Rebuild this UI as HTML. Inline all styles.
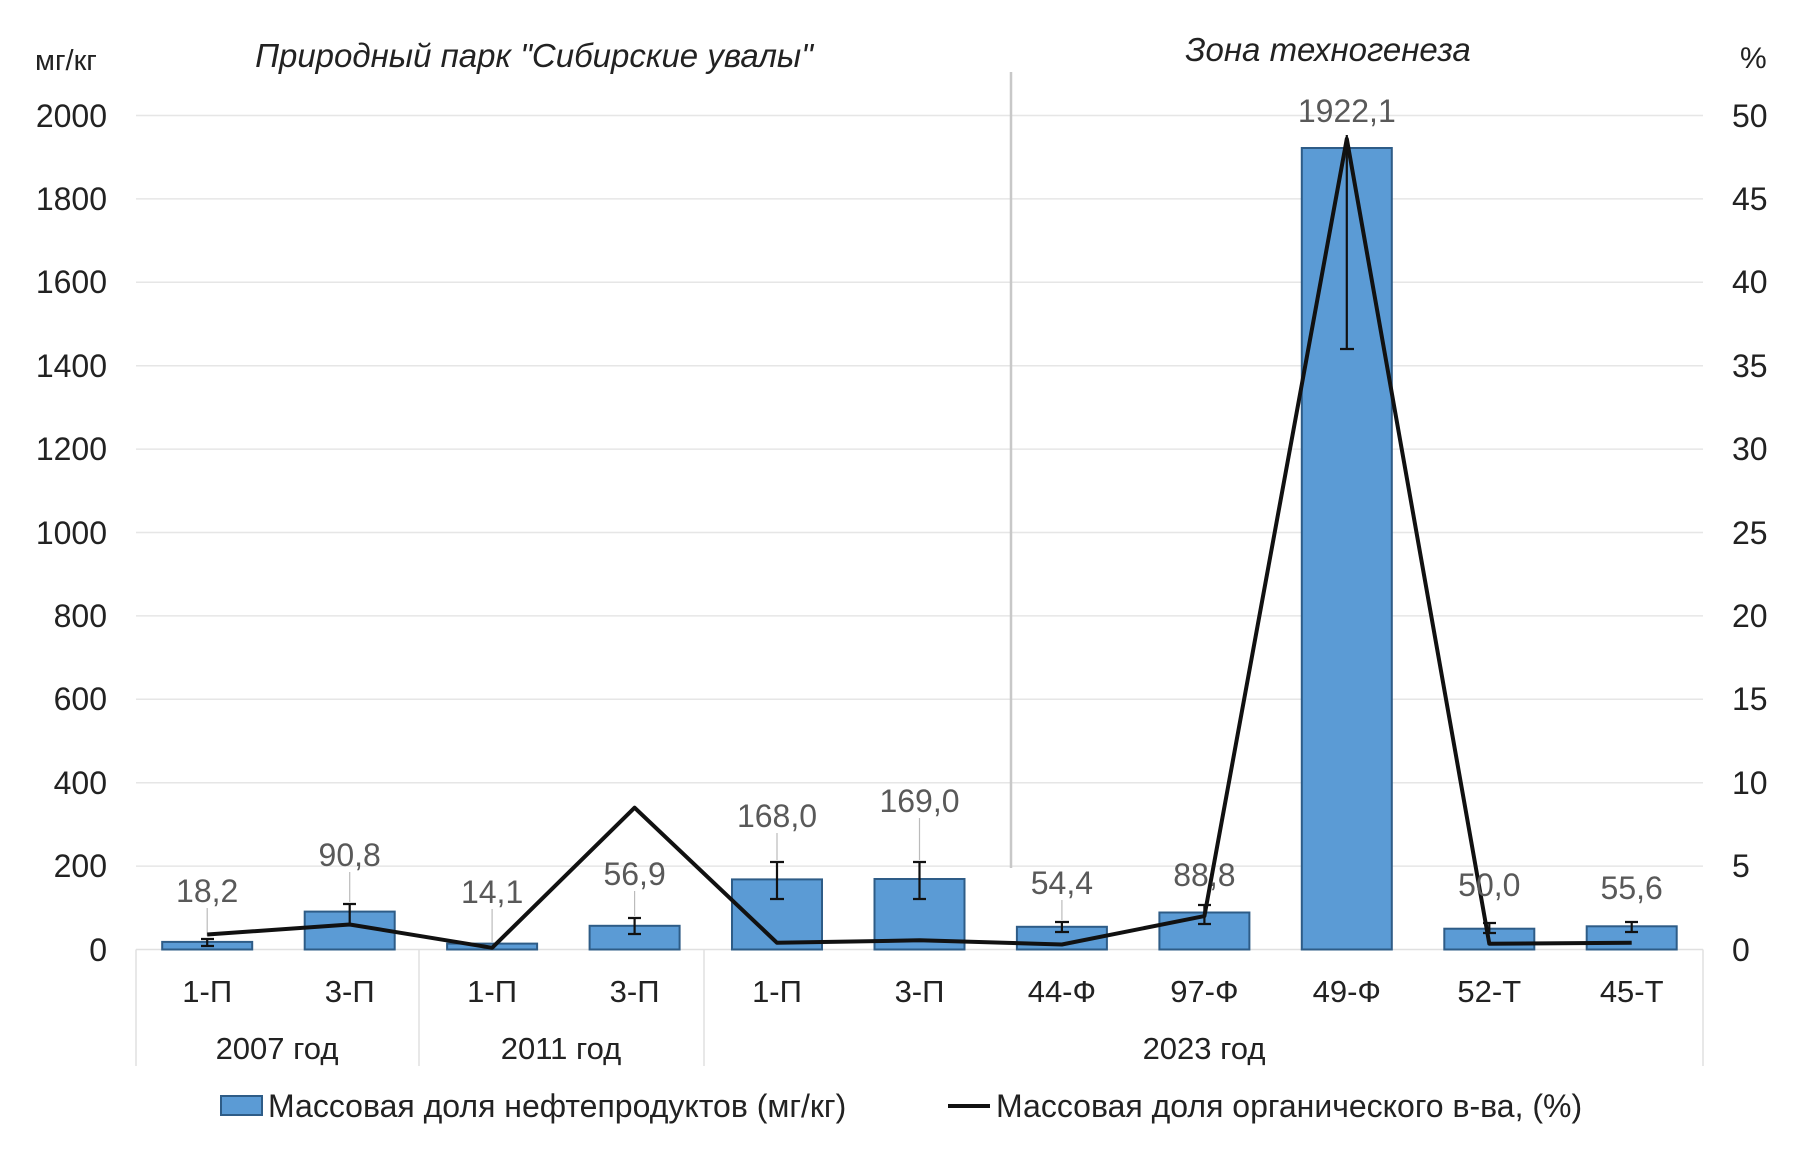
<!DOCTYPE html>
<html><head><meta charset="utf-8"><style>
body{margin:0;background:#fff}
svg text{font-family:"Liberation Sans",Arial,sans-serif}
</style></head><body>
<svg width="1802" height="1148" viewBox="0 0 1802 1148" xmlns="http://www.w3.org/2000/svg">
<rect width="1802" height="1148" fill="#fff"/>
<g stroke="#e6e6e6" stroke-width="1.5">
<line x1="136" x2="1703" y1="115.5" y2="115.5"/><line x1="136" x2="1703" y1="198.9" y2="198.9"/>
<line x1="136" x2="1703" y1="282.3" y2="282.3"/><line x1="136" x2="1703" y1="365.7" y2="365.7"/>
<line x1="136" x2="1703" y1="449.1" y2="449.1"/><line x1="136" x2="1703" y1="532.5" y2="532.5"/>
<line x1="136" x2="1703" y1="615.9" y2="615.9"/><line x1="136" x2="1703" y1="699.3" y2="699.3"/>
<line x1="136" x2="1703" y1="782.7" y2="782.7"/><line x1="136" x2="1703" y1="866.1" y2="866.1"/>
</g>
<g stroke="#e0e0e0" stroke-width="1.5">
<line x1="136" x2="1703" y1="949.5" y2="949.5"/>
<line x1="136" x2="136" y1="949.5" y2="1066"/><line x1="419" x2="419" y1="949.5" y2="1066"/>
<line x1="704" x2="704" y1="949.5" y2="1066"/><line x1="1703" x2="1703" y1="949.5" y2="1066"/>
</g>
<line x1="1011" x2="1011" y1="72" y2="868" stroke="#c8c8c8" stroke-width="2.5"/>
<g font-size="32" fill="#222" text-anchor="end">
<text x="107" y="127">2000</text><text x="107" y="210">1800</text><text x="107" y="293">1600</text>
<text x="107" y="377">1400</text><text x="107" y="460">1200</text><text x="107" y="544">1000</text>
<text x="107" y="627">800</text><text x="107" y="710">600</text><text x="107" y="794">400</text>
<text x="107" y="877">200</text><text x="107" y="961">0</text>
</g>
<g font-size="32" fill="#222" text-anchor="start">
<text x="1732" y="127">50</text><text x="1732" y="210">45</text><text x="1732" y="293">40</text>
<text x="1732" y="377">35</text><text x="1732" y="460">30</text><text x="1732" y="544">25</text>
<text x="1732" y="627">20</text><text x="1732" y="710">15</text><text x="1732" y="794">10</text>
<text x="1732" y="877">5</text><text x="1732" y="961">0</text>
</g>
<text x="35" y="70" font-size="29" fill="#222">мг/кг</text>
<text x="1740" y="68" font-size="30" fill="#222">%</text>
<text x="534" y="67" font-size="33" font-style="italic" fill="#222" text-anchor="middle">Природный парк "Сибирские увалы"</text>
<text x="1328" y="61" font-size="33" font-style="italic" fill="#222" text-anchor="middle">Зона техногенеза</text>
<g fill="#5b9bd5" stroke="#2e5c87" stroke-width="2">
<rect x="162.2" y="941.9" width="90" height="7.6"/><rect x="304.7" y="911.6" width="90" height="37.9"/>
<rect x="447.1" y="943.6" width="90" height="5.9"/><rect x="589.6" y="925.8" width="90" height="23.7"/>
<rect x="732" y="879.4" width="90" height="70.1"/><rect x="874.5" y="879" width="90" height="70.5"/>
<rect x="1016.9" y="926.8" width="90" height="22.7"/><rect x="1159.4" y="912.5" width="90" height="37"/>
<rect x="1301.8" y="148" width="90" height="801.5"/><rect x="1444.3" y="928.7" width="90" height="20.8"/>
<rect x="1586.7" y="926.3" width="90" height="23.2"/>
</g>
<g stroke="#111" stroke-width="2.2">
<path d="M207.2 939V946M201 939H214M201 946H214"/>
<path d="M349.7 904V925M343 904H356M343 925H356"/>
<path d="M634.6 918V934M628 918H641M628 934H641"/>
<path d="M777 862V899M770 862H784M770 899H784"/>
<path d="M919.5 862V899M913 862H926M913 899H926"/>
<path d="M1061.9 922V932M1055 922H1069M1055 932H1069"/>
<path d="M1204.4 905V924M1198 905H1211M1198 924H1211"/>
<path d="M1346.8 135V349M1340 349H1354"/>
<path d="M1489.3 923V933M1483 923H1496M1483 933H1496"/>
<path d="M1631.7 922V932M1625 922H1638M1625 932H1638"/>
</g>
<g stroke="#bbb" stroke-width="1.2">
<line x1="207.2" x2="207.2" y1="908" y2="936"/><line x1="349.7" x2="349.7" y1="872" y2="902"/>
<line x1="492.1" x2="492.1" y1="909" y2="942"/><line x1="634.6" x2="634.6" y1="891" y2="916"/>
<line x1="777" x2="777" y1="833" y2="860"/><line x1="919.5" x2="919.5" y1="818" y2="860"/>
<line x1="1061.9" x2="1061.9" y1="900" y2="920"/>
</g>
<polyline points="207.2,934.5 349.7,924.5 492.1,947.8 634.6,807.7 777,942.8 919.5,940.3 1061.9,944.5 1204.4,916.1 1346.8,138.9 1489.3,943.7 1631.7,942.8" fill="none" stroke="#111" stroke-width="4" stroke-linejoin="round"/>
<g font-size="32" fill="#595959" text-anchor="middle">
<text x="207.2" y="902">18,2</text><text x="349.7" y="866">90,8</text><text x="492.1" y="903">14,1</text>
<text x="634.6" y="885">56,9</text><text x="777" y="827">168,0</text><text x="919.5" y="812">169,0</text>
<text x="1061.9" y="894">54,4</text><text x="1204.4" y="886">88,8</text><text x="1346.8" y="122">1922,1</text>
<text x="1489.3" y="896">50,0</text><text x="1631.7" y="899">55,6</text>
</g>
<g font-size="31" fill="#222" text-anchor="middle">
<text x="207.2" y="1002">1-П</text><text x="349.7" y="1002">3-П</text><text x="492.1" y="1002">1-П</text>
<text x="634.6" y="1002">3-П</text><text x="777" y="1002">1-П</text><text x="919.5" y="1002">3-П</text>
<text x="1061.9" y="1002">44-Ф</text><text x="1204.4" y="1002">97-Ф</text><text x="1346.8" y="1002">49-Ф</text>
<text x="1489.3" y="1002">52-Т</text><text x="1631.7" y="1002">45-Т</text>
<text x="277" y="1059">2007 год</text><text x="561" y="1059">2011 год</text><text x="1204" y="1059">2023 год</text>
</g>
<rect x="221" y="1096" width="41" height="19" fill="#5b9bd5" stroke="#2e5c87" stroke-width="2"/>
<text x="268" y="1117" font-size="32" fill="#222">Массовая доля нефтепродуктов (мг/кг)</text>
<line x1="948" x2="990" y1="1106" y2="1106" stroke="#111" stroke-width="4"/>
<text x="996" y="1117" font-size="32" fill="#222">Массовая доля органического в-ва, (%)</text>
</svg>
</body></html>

- - -

**Short task:** Reproduce each line exactly, please, except for any pictures.

**Completed exercise:**
Rebuild this UI as HTML. Inline all styles.
<!DOCTYPE html>
<html><head><meta charset="utf-8"><style>
body{margin:0;background:#fff}
svg text{font-family:"Liberation Sans",Arial,sans-serif}
</style></head><body>
<svg width="1802" height="1148" viewBox="0 0 1802 1148" xmlns="http://www.w3.org/2000/svg">
<rect width="1802" height="1148" fill="#fff"/>
<g stroke="#e6e6e6" stroke-width="1.5">
<line x1="136" x2="1703" y1="115.5" y2="115.5"/><line x1="136" x2="1703" y1="198.9" y2="198.9"/>
<line x1="136" x2="1703" y1="282.3" y2="282.3"/><line x1="136" x2="1703" y1="365.7" y2="365.7"/>
<line x1="136" x2="1703" y1="449.1" y2="449.1"/><line x1="136" x2="1703" y1="532.5" y2="532.5"/>
<line x1="136" x2="1703" y1="615.9" y2="615.9"/><line x1="136" x2="1703" y1="699.3" y2="699.3"/>
<line x1="136" x2="1703" y1="782.7" y2="782.7"/><line x1="136" x2="1703" y1="866.1" y2="866.1"/>
</g>
<g stroke="#e0e0e0" stroke-width="1.5">
<line x1="136" x2="1703" y1="949.5" y2="949.5"/>
<line x1="136" x2="136" y1="949.5" y2="1066"/><line x1="419" x2="419" y1="949.5" y2="1066"/>
<line x1="704" x2="704" y1="949.5" y2="1066"/><line x1="1703" x2="1703" y1="949.5" y2="1066"/>
</g>
<line x1="1011" x2="1011" y1="72" y2="868" stroke="#c8c8c8" stroke-width="2.5"/>
<g font-size="32" fill="#222" text-anchor="end">
<text x="107" y="127">2000</text><text x="107" y="210">1800</text><text x="107" y="293">1600</text>
<text x="107" y="377">1400</text><text x="107" y="460">1200</text><text x="107" y="544">1000</text>
<text x="107" y="627">800</text><text x="107" y="710">600</text><text x="107" y="794">400</text>
<text x="107" y="877">200</text><text x="107" y="961">0</text>
</g>
<g font-size="32" fill="#222" text-anchor="start">
<text x="1732" y="127">50</text><text x="1732" y="210">45</text><text x="1732" y="293">40</text>
<text x="1732" y="377">35</text><text x="1732" y="460">30</text><text x="1732" y="544">25</text>
<text x="1732" y="627">20</text><text x="1732" y="710">15</text><text x="1732" y="794">10</text>
<text x="1732" y="877">5</text><text x="1732" y="961">0</text>
</g>
<text x="35" y="70" font-size="29" fill="#222">мг/кг</text>
<text x="1740" y="68" font-size="30" fill="#222">%</text>
<text x="534" y="67" font-size="33" font-style="italic" fill="#222" text-anchor="middle">Природный парк "Сибирские увалы"</text>
<text x="1328" y="61" font-size="33" font-style="italic" fill="#222" text-anchor="middle">Зона техногенеза</text>
<g fill="#5b9bd5" stroke="#2e5c87" stroke-width="2">
<rect x="162.2" y="941.9" width="90" height="7.6"/><rect x="304.7" y="911.6" width="90" height="37.9"/>
<rect x="447.1" y="943.6" width="90" height="5.9"/><rect x="589.6" y="925.8" width="90" height="23.7"/>
<rect x="732" y="879.4" width="90" height="70.1"/><rect x="874.5" y="879" width="90" height="70.5"/>
<rect x="1016.9" y="926.8" width="90" height="22.7"/><rect x="1159.4" y="912.5" width="90" height="37"/>
<rect x="1301.8" y="148" width="90" height="801.5"/><rect x="1444.3" y="928.7" width="90" height="20.8"/>
<rect x="1586.7" y="926.3" width="90" height="23.2"/>
</g>
<g stroke="#111" stroke-width="2.2">
<path d="M207.2 939V946M201 939H214M201 946H214"/>
<path d="M349.7 904V925M343 904H356M343 925H356"/>
<path d="M634.6 918V934M628 918H641M628 934H641"/>
<path d="M777 862V899M770 862H784M770 899H784"/>
<path d="M919.5 862V899M913 862H926M913 899H926"/>
<path d="M1061.9 922V932M1055 922H1069M1055 932H1069"/>
<path d="M1204.4 905V924M1198 905H1211M1198 924H1211"/>
<path d="M1346.8 135V349M1340 349H1354"/>
<path d="M1489.3 923V933M1483 923H1496M1483 933H1496"/>
<path d="M1631.7 922V932M1625 922H1638M1625 932H1638"/>
</g>
<g stroke="#bbb" stroke-width="1.2">
<line x1="207.2" x2="207.2" y1="908" y2="936"/><line x1="349.7" x2="349.7" y1="872" y2="902"/>
<line x1="492.1" x2="492.1" y1="909" y2="942"/><line x1="634.6" x2="634.6" y1="891" y2="916"/>
<line x1="777" x2="777" y1="833" y2="860"/><line x1="919.5" x2="919.5" y1="818" y2="860"/>
<line x1="1061.9" x2="1061.9" y1="900" y2="920"/>
</g>
<polyline points="207.2,934.5 349.7,924.5 492.1,947.8 634.6,807.7 777,942.8 919.5,940.3 1061.9,944.5 1204.4,916.1 1346.8,138.9 1489.3,943.7 1631.7,942.8" fill="none" stroke="#111" stroke-width="4" stroke-linejoin="round"/>
<g font-size="32" fill="#595959" text-anchor="middle">
<text x="207.2" y="902">18,2</text><text x="349.7" y="866">90,8</text><text x="492.1" y="903">14,1</text>
<text x="634.6" y="885">56,9</text><text x="777" y="827">168,0</text><text x="919.5" y="812">169,0</text>
<text x="1061.9" y="894">54,4</text><text x="1204.4" y="886">88,8</text><text x="1346.8" y="122">1922,1</text>
<text x="1489.3" y="896">50,0</text><text x="1631.7" y="899">55,6</text>
</g>
<g font-size="31" fill="#222" text-anchor="middle">
<text x="207.2" y="1002">1-П</text><text x="349.7" y="1002">3-П</text><text x="492.1" y="1002">1-П</text>
<text x="634.6" y="1002">3-П</text><text x="777" y="1002">1-П</text><text x="919.5" y="1002">3-П</text>
<text x="1061.9" y="1002">44-Ф</text><text x="1204.4" y="1002">97-Ф</text><text x="1346.8" y="1002">49-Ф</text>
<text x="1489.3" y="1002">52-Т</text><text x="1631.7" y="1002">45-Т</text>
<text x="277" y="1059">2007 год</text><text x="561" y="1059">2011 год</text><text x="1204" y="1059">2023 год</text>
</g>
<rect x="221" y="1096" width="41" height="19" fill="#5b9bd5" stroke="#2e5c87" stroke-width="2"/>
<text x="268" y="1117" font-size="32" fill="#222">Массовая доля нефтепродуктов (мг/кг)</text>
<line x1="948" x2="990" y1="1106" y2="1106" stroke="#111" stroke-width="4"/>
<text x="996" y="1117" font-size="32" fill="#222">Массовая доля органического в-ва, (%)</text>
</svg>
</body></html>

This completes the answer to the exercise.